Nearly 60 firefighters spent almost two hours battling the blaze,

"We had heavy flames coming out of the third floor of 1211 West Poplar," Washington said.

Crews rushed into the row homes and blasted the flames, but because of the intensity and volume of the fire, it spread to 1215, 1213 and 1209 -- the other homes in the four-home row.

"We went to a fourth alarm because of manpower ... that time of the morning, with volunteer departments, manpower is hard to come by," Washington said.

Although intermittent, "Good, strong gusts of wind were pushing it (the fire) around a bit," Washington said.

He said that a Pennsylvania State Police fire marshal, along with West York Police, were investigating.

At the fire station, residents spoke with the Red Cross representatives and ate food provided to them. Shortlidge, Cramer and Hinton sat among them.

Shortlidge said that once he found out about the fire, and yelled to Hinton to leave, she hesitated at first.

"I was trying to get my medicine; I was trying to get my cat," she said.

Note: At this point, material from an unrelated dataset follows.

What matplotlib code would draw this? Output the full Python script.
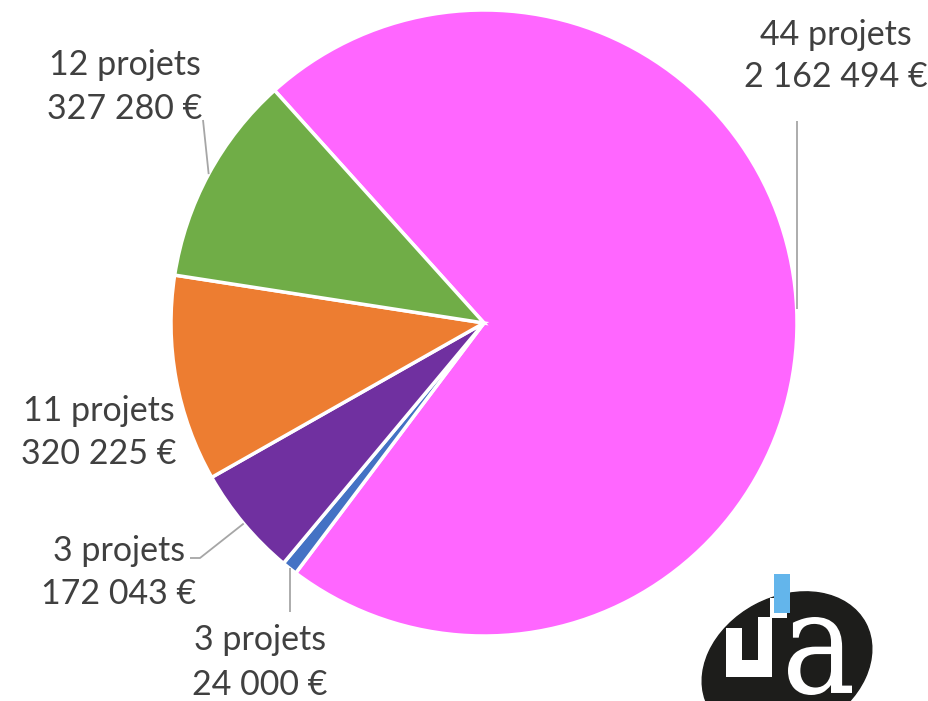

Hinton eventually came down because the smoke was so thick, she couldn't breathe, she said.

Shortlidge then called Cramer, who was at work.

"All I heard was him yelling, and I told the supervisor, 'I got to go,'" Cramer said.

Tiffany Toomey, who lives nearby the row homes, said she was lying down when she saw the fire's reflection on the homes across the street.

Toomey gathered her four children and her mother and raced outside. They were allowed to return to their home around 6 a.m.

Although the fire did not damage her home, it shook her up, she said. "Way too close for comfort."